Transcribe the listing that follows in full, omitting pictures.

**Given material:**
┌────────
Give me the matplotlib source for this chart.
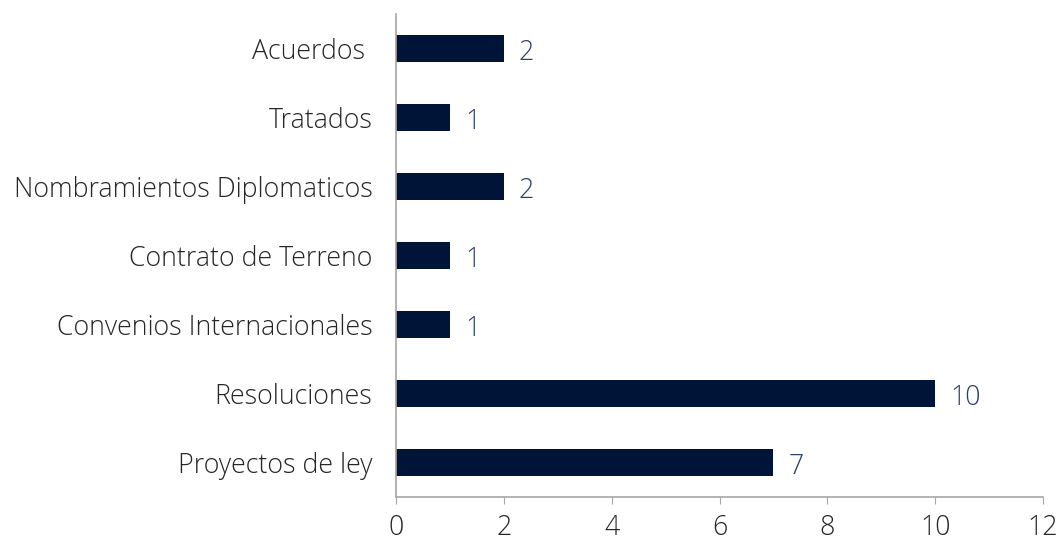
import matplotlib
matplotlib.use("Agg")
import matplotlib.pyplot as plt

categories = ["Proyectos de ley", "Resoluciones", "Convenios Internacionales",
              "Contrato de Terreno", "Nombramientos Diplomaticos", "Tratados", "Acuerdos "]
counts = [7, 10, 1, 1, 2, 1, 2]
xticks = [0, 2, 4, 6, 8, 10, 12]

plt.rcParams['font.family'] = ['Open Sans', 'DejaVu Sans']
plt.rcParams['font.weight'] = 300

fig = plt.figure(figsize=(10.6, 5.41), dpi=100)
ax = fig.add_axes([0.3736, 0.0813, 0.6104, 0.8927])

ypos = list(range(len(categories)))
ax.barh(ypos, counts, height=0.4, color='#001437')
for y, v in zip(ypos, counts):
    ax.text(v + 0.28, y - 0.06, str(v), va='center', ha='left',
            fontsize=19.3, color='#2E3F6E', fontweight=300)

ax.set_xlim(0, 12)
ax.set_ylim(-0.5, len(categories) - 0.5)
ax.set_xticks(xticks)
ax.set_yticks(ypos)
ax.set_yticklabels(categories)

for s in ['top', 'right']:
    ax.spines[s].set_visible(False)
for s in ['left', 'bottom']:
    ax.spines[s].set_color('#A6A6A6')
    ax.spines[s].set_linewidth(1.2)

ax.tick_params(axis='y', length=0, pad=17, labelsize=19.3, labelcolor='#262626')
ax.tick_params(axis='x', length=5, color='#A6A6A6', pad=7, labelsize=19.3,
               labelcolor='#262626')

fig.savefig("out.png", dpi=100)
└────────
**Expected answer:**
Give me the matplotlib source for this chart.
import matplotlib
matplotlib.use("Agg")
import matplotlib.pyplot as plt

categories = ["Proyectos de ley", "Resoluciones", "Convenios Internacionales",
              "Contrato de Terreno", "Nombramientos Diplomaticos", "Tratados", "Acuerdos "]
counts = [7, 10, 1, 1, 2, 1, 2]
xticks = [0, 2, 4, 6, 8, 10, 12]

plt.rcParams['font.family'] = ['Open Sans', 'DejaVu Sans']
plt.rcParams['font.weight'] = 300

fig = plt.figure(figsize=(10.6, 5.41), dpi=100)
ax = fig.add_axes([0.3736, 0.0813, 0.6104, 0.8927])

ypos = list(range(len(categories)))
ax.barh(ypos, counts, height=0.4, color='#001437')
for y, v in zip(ypos, counts):
    ax.text(v + 0.28, y - 0.06, str(v), va='center', ha='left',
            fontsize=19.3, color='#2E3F6E', fontweight=300)

ax.set_xlim(0, 12)
ax.set_ylim(-0.5, len(categories) - 0.5)
ax.set_xticks(xticks)
ax.set_yticks(ypos)
ax.set_yticklabels(categories)

for s in ['top', 'right']:
    ax.spines[s].set_visible(False)
for s in ['left', 'bottom']:
    ax.spines[s].set_color('#A6A6A6')
    ax.spines[s].set_linewidth(1.2)

ax.tick_params(axis='y', length=0, pad=17, labelsize=19.3, labelcolor='#262626')
ax.tick_params(axis='x', length=5, color='#A6A6A6', pad=7, labelsize=19.3,
               labelcolor='#262626')

fig.savefig("out.png", dpi=100)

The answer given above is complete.